Most teens with enuresis have inherited a small bladder, which cannot hold all the urine produced during a night. Measure your bladder size to see what you have to overcome. (Normal teen size is 12 to 16 ounces of urine.) In addition, teens are deep sleepers who don't awaken to the signal of a full bladder. If they did, they wouldn't be wet. Physical causes are very rare and your healthcare provider can easily detect them. Emotional problems do not cause enuresis, but they can occur if it is mishandled.

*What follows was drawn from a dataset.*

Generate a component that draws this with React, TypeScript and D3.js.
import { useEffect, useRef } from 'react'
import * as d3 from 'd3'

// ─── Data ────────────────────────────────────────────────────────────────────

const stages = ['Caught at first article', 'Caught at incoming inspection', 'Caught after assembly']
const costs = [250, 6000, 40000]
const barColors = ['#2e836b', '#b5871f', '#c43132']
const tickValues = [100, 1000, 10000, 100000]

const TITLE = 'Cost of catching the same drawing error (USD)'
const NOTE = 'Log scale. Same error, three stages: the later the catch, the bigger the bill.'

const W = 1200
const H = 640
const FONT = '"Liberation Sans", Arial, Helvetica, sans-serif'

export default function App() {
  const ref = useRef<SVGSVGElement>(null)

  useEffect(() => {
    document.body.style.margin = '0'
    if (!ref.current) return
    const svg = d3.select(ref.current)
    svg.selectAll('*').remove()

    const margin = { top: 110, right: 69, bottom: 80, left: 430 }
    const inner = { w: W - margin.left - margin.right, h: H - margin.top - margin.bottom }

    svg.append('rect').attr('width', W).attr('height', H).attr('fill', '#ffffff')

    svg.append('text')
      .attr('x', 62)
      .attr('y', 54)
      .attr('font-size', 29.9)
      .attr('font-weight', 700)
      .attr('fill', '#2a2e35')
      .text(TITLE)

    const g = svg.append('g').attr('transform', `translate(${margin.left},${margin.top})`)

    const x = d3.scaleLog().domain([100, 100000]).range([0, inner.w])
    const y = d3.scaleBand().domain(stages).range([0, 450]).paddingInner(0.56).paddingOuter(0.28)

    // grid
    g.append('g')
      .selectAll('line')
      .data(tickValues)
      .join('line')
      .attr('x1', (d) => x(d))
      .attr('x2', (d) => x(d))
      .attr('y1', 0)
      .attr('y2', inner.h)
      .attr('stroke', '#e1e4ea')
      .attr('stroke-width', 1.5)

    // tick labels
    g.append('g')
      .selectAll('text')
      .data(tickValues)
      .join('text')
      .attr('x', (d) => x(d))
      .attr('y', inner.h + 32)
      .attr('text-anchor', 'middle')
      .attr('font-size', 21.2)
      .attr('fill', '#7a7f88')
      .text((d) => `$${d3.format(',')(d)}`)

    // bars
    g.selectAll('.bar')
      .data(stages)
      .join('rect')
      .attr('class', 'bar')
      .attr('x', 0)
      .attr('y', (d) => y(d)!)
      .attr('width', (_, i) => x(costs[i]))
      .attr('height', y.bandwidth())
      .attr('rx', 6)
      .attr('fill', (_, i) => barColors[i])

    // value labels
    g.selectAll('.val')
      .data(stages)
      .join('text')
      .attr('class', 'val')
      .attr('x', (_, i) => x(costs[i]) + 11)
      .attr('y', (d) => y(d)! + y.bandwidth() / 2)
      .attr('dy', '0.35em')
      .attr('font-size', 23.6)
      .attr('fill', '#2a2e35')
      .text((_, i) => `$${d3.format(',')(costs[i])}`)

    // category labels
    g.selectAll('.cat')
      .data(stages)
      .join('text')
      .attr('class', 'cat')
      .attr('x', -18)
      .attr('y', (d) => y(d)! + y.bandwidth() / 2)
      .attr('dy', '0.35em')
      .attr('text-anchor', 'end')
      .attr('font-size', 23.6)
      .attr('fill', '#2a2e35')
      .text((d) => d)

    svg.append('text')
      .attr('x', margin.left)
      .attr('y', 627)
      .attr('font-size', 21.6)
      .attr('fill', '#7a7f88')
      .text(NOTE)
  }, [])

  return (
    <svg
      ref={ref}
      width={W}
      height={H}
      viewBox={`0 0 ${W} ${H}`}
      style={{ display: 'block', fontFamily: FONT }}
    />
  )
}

Even without treatment, all children and teens eventually get over their bed-wetting, but it may take years. With treatment, you can become dry much sooner. Using the following suggestions, most teenagers can learn to use the toilet during the night.
If you do use a medication, be careful about the amount you use and where you store the medicine, and be sure to keep the safety cap on the bottle. The drawback of these medicines is that when they are stopped, the bed-wetting usually returns. They do not cure bed-wetting. Therefore, teenagers using drugs for enuresis should also be using an alarm and learning to get up at night.